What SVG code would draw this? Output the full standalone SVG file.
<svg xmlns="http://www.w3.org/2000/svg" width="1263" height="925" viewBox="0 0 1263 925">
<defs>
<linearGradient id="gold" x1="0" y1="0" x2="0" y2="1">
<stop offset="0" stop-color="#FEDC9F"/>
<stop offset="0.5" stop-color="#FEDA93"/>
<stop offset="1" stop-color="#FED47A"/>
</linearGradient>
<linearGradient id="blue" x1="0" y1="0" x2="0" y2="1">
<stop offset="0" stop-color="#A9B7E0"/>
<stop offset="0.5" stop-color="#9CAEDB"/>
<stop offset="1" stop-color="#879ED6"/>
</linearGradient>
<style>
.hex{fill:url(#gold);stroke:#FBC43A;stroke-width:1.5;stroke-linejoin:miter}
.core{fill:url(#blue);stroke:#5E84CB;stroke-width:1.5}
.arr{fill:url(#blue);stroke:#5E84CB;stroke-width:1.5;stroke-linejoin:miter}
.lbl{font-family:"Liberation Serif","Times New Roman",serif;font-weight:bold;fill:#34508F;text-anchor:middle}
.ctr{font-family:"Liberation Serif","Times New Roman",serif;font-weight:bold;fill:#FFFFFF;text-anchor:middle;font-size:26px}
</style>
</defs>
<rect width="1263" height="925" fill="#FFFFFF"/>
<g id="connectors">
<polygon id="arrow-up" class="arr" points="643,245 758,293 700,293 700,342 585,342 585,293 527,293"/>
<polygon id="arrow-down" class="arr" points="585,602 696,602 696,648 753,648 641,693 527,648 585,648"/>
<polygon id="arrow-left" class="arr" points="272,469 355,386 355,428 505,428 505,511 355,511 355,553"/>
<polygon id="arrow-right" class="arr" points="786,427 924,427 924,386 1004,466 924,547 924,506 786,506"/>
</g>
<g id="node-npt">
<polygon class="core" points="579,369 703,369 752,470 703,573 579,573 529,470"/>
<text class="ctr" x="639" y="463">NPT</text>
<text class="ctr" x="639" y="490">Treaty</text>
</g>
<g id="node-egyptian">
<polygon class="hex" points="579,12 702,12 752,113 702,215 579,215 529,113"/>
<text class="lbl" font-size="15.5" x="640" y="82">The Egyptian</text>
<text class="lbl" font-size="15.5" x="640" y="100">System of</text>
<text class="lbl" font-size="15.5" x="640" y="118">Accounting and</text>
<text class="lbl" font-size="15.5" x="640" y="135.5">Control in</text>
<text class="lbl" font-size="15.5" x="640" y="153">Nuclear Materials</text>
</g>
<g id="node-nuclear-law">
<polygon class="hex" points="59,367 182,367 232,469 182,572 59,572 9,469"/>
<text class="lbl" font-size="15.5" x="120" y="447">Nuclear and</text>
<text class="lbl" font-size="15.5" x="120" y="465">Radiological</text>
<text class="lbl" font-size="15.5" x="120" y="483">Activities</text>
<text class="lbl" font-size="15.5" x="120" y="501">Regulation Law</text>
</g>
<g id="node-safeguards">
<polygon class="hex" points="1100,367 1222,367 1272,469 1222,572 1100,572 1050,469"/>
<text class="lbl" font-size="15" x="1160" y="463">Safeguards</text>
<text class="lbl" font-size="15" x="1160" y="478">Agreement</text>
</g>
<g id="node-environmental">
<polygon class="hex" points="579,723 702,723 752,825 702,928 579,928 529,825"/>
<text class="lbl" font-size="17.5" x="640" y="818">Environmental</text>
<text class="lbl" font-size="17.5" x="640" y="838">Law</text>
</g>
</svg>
_ _ _ _
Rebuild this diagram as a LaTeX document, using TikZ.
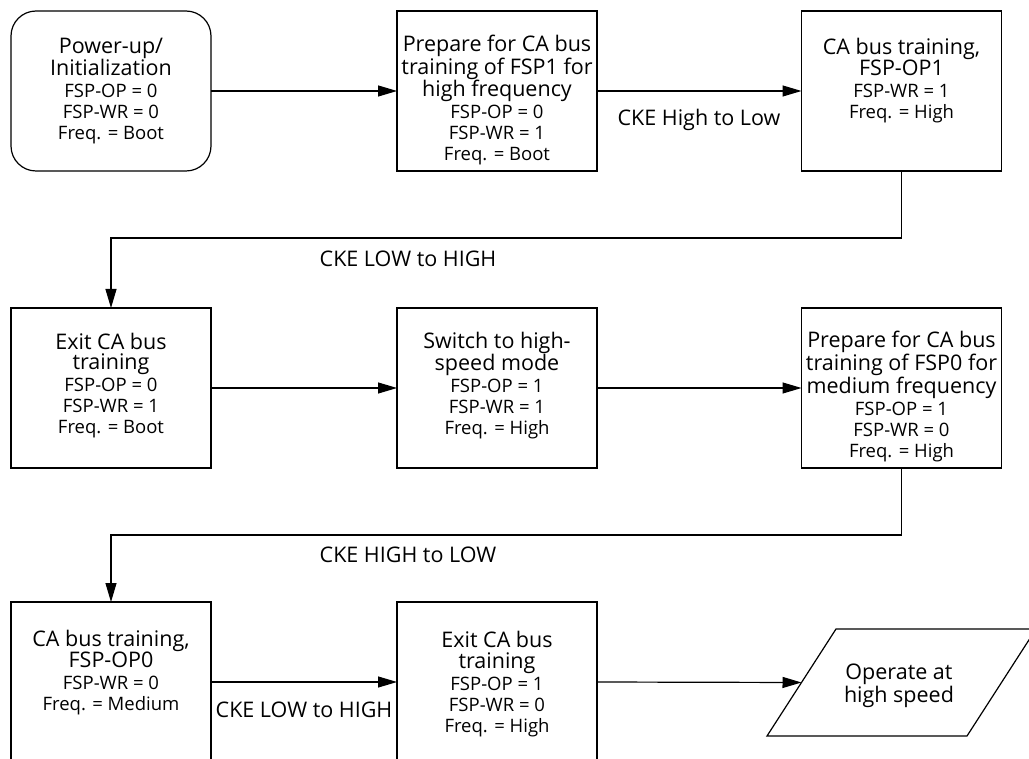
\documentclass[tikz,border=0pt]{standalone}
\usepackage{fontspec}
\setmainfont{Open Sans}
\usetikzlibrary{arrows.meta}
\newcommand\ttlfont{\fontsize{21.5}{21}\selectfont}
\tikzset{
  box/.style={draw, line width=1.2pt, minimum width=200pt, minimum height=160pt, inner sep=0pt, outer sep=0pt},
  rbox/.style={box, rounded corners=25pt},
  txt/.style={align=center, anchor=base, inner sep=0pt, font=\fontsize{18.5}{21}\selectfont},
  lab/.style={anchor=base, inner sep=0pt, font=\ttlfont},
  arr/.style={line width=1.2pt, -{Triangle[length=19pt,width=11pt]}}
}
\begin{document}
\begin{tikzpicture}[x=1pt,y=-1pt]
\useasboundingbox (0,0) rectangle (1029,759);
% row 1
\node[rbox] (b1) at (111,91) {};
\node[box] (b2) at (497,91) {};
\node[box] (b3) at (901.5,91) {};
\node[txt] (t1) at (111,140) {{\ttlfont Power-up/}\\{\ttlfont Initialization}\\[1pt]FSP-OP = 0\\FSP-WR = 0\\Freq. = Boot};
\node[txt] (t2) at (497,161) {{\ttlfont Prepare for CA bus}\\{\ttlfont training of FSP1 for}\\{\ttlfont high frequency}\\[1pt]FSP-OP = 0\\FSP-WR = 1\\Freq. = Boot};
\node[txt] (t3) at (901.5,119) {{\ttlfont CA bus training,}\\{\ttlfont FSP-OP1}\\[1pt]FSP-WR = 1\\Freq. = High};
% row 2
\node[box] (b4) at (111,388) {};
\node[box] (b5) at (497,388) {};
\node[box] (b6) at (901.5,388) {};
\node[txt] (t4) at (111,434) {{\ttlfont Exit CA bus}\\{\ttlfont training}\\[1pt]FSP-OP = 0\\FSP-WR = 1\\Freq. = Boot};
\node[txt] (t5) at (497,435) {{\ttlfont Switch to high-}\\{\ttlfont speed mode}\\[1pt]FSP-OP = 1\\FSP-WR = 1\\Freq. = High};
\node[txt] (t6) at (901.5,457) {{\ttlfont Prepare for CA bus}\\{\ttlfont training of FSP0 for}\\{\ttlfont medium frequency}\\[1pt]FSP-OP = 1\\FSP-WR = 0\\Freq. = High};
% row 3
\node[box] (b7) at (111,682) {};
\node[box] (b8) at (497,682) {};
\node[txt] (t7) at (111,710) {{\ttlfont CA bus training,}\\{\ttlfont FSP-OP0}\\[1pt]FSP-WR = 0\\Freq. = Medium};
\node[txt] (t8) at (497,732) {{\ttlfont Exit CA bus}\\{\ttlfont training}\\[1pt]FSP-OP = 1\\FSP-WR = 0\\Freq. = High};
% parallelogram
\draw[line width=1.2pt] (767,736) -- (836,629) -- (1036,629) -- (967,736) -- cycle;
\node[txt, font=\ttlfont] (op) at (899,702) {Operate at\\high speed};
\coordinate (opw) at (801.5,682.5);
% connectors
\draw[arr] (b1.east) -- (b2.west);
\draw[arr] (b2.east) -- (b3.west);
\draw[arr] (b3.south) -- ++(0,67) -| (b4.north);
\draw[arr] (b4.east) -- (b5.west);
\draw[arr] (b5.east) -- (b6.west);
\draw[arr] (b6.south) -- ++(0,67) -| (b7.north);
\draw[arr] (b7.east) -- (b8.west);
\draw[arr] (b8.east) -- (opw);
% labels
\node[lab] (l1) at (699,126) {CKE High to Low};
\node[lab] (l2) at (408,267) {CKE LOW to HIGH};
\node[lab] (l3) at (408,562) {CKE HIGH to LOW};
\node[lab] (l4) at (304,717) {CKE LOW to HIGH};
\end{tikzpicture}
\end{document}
_ _ _ _
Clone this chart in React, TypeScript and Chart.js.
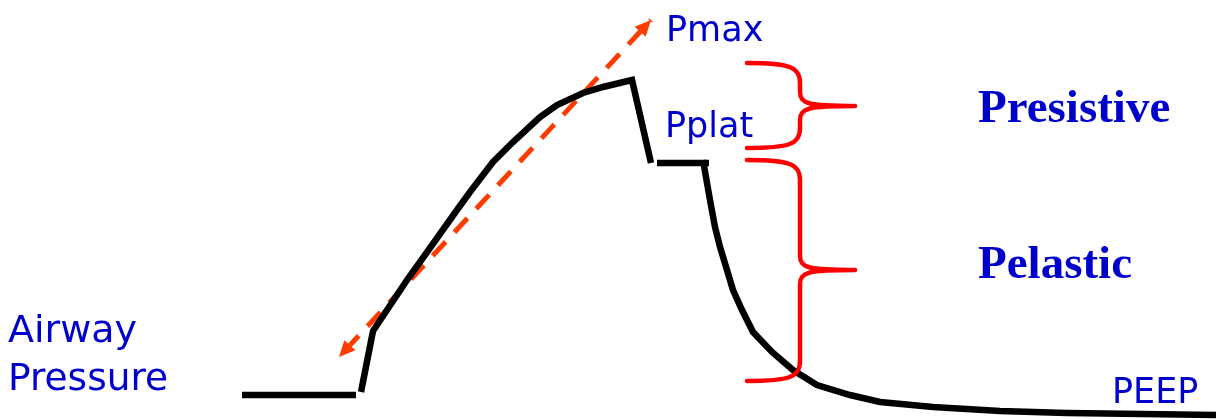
_ _ _ _
* [Problem to work on]: Check each line of the records above for the string "standalone", and report every line that has it.

* [Exercise output]:
What SVG code would draw this? Output the full standalone SVG file.
\documentclass[tikz,border=0pt]{standalone}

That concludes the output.